**Task**
Gather up the lines with the word "this" in them.

***** Listed entries

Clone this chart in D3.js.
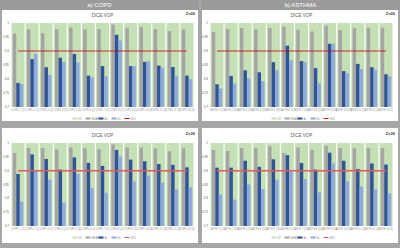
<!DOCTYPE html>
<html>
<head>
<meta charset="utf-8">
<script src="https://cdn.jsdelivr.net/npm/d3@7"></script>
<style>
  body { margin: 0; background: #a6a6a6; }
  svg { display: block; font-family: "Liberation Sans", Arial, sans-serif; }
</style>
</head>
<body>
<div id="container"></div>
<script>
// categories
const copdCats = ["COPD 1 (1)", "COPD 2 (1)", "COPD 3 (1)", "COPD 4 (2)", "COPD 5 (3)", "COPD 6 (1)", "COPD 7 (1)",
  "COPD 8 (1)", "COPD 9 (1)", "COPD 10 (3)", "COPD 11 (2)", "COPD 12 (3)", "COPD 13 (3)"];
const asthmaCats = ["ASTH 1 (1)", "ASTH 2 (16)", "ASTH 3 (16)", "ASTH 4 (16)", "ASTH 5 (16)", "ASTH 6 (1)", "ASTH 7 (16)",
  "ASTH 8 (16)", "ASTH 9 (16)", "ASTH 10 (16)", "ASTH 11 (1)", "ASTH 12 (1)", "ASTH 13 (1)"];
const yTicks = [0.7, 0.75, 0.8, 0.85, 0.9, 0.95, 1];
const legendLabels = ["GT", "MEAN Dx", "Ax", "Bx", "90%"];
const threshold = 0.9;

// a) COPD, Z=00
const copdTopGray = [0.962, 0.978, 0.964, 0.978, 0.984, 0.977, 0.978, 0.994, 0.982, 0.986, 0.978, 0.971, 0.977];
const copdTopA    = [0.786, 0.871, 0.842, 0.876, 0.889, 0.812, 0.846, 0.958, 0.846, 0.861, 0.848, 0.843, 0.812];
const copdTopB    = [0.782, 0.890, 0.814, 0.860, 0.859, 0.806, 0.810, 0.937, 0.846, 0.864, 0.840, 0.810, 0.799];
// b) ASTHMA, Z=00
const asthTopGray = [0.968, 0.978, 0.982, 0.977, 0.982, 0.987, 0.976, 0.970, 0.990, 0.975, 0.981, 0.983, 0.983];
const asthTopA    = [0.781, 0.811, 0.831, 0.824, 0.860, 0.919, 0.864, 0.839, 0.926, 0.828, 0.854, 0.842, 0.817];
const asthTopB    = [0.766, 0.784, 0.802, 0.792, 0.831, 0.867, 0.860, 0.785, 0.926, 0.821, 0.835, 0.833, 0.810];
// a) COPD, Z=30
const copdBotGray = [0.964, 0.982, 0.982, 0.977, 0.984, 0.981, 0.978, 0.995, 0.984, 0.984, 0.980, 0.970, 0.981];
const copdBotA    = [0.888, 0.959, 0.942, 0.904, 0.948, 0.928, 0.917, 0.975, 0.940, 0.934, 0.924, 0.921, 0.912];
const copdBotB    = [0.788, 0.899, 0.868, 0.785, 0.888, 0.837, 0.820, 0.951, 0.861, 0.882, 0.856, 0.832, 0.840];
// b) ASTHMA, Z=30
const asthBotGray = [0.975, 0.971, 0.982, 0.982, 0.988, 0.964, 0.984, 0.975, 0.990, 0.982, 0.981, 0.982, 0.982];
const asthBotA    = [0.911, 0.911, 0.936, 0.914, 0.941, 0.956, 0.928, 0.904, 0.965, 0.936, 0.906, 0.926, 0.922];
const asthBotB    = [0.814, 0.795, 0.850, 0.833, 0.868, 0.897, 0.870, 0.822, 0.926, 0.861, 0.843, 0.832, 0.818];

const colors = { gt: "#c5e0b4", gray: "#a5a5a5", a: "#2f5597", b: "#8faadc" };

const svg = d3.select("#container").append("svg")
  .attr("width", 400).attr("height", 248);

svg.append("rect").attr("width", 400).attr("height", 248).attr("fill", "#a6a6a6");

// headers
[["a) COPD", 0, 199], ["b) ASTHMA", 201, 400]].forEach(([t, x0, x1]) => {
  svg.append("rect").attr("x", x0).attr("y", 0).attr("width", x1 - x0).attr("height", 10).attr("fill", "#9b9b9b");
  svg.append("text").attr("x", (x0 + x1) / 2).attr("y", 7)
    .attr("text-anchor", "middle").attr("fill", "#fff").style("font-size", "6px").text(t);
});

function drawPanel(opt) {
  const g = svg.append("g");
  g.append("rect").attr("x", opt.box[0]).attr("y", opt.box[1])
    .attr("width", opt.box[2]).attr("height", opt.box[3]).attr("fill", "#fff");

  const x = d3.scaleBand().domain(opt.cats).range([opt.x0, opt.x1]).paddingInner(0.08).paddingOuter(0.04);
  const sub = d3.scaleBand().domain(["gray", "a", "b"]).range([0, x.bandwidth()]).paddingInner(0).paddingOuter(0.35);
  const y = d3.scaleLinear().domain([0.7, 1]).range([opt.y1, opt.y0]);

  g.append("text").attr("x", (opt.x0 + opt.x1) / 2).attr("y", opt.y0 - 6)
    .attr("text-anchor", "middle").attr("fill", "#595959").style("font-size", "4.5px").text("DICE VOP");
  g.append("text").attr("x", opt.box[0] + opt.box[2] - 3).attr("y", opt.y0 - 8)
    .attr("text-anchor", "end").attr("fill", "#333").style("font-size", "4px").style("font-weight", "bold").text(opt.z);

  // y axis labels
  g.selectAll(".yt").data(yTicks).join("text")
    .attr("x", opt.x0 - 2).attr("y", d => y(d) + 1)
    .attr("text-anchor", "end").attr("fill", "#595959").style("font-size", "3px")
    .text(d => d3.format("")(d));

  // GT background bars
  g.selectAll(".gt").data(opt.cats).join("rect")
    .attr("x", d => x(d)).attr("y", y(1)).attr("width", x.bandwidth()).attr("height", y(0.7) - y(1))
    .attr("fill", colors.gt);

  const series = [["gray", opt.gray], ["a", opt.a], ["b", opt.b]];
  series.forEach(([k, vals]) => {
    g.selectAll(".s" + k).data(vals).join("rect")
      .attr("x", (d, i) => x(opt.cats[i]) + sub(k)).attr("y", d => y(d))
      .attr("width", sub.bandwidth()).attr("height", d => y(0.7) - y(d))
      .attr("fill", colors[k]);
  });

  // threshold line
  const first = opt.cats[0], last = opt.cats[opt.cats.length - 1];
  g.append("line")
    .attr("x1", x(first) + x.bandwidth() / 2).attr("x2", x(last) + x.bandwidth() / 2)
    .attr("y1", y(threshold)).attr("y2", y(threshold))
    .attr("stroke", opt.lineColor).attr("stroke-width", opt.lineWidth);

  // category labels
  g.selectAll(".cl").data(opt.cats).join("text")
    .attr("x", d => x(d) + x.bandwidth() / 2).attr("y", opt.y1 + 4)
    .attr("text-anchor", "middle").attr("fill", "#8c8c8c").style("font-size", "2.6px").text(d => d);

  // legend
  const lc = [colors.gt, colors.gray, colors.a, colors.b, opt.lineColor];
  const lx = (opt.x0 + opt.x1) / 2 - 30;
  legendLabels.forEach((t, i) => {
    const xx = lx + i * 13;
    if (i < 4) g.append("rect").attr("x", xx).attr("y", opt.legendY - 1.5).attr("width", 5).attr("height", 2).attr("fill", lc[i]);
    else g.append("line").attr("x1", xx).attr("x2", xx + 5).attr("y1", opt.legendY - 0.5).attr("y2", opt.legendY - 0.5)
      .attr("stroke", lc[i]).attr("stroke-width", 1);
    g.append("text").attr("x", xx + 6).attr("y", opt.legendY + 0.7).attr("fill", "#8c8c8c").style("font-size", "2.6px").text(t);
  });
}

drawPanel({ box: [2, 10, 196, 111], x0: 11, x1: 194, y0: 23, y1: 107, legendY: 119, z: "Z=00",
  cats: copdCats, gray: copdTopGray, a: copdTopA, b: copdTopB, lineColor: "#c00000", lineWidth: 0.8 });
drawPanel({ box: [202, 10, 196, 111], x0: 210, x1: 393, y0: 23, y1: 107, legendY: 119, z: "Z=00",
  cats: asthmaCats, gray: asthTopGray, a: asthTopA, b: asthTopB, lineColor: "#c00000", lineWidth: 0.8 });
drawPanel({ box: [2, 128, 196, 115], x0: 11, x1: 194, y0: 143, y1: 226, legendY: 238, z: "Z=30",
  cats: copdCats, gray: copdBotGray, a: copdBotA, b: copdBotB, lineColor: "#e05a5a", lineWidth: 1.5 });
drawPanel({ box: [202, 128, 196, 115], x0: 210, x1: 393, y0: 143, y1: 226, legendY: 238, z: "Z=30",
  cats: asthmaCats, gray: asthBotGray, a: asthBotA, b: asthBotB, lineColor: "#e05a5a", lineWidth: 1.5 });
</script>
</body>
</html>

**********
***** Listed entries

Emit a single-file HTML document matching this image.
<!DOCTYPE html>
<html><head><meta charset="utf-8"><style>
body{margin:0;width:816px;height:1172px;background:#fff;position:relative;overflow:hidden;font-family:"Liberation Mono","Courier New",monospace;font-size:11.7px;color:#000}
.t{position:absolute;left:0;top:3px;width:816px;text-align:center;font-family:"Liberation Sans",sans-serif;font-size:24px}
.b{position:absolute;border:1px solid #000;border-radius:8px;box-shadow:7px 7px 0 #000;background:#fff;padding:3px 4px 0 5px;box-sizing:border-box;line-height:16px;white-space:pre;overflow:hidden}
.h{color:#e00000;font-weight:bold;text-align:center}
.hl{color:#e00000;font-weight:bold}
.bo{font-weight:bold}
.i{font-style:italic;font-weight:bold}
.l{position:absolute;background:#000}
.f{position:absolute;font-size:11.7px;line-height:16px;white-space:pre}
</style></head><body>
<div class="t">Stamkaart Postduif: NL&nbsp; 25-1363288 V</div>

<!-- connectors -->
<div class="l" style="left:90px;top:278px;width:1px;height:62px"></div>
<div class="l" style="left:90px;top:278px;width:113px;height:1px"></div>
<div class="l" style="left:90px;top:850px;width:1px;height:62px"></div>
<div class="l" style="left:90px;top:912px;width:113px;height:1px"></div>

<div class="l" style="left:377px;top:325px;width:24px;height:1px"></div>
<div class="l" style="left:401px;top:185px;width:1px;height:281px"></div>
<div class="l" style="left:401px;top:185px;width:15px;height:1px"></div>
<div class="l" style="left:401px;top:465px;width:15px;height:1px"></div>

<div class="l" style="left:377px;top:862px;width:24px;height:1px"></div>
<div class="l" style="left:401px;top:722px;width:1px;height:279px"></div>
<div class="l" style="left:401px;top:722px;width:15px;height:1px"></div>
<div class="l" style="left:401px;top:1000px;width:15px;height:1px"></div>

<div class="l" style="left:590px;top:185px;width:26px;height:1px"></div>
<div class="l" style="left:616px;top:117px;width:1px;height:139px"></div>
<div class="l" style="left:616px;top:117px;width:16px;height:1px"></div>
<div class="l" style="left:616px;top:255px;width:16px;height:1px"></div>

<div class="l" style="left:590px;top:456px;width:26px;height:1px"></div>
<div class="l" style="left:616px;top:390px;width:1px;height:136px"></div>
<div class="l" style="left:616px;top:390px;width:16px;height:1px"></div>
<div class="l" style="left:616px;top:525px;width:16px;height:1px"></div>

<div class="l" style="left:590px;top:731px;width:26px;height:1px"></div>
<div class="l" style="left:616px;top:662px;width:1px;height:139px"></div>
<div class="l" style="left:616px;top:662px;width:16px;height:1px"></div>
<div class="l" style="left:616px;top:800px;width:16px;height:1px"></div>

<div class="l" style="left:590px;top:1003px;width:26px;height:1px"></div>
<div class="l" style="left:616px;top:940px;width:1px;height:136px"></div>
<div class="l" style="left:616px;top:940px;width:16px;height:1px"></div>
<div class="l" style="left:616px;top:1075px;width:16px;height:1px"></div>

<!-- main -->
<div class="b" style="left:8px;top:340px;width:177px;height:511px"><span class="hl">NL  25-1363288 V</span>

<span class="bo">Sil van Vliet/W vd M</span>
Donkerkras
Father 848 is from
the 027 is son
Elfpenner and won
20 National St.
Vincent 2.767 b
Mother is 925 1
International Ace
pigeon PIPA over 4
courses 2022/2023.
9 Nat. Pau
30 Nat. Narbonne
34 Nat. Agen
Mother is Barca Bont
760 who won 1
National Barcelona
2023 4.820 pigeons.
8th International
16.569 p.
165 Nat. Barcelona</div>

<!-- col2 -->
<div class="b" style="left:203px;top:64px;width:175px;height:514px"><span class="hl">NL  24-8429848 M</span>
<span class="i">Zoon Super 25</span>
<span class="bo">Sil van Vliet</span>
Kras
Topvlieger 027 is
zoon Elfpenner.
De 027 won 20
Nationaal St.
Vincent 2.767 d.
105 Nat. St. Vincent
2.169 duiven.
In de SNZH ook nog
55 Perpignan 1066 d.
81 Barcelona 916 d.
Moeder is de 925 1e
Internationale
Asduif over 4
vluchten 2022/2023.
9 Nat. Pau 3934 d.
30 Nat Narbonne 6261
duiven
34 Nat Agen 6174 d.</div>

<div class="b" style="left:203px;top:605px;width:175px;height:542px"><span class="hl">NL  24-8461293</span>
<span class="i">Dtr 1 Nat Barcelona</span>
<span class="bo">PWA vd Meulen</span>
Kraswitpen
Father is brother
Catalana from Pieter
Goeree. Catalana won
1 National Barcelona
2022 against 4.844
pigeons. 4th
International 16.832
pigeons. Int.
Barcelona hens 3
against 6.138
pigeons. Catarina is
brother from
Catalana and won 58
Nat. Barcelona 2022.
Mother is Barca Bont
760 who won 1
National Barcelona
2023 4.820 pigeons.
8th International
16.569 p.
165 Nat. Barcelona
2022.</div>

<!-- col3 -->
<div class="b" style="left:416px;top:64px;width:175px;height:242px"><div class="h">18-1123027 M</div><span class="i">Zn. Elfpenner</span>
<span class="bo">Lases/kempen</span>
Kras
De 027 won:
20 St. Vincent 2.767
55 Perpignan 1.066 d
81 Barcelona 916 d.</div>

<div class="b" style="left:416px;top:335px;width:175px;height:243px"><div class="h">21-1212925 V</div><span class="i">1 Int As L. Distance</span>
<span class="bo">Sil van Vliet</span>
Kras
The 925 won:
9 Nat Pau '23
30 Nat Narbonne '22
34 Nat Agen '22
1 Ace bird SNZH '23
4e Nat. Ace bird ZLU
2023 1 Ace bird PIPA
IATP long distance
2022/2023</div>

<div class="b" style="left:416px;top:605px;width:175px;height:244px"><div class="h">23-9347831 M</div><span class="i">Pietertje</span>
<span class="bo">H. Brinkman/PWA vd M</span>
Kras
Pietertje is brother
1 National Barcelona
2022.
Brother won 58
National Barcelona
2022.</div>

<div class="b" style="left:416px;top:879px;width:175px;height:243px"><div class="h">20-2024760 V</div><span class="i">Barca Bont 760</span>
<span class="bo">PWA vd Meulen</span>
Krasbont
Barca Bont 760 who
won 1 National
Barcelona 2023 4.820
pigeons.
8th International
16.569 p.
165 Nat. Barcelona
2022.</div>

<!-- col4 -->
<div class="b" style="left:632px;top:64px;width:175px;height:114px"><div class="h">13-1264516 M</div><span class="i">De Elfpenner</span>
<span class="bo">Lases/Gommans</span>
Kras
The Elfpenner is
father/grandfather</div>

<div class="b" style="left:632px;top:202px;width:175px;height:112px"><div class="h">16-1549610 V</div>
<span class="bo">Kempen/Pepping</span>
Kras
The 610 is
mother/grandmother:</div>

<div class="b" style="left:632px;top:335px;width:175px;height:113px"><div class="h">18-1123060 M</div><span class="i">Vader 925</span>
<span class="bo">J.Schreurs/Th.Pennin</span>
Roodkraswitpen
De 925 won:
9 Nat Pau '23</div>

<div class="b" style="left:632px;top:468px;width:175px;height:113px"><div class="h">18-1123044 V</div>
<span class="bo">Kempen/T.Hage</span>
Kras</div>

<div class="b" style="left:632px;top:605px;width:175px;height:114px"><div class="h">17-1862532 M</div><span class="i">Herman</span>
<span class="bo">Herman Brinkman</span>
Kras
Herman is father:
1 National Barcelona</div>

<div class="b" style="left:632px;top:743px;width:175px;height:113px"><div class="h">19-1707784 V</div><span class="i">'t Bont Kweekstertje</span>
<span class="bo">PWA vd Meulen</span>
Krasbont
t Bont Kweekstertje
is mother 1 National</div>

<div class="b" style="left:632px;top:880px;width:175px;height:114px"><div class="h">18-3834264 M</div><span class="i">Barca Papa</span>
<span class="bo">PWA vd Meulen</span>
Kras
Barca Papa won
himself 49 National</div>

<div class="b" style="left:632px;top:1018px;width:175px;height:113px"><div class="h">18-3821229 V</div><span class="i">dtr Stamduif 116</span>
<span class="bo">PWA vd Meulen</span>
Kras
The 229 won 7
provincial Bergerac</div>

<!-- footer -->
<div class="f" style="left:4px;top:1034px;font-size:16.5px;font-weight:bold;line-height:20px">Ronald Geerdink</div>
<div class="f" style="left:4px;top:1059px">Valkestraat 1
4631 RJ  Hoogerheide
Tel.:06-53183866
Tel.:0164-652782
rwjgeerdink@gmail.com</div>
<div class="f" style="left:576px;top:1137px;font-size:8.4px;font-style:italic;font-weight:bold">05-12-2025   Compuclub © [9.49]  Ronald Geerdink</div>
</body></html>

**********

**Solution**
Clone this chart in D3.js.
Emit a single-file HTML document matching this image.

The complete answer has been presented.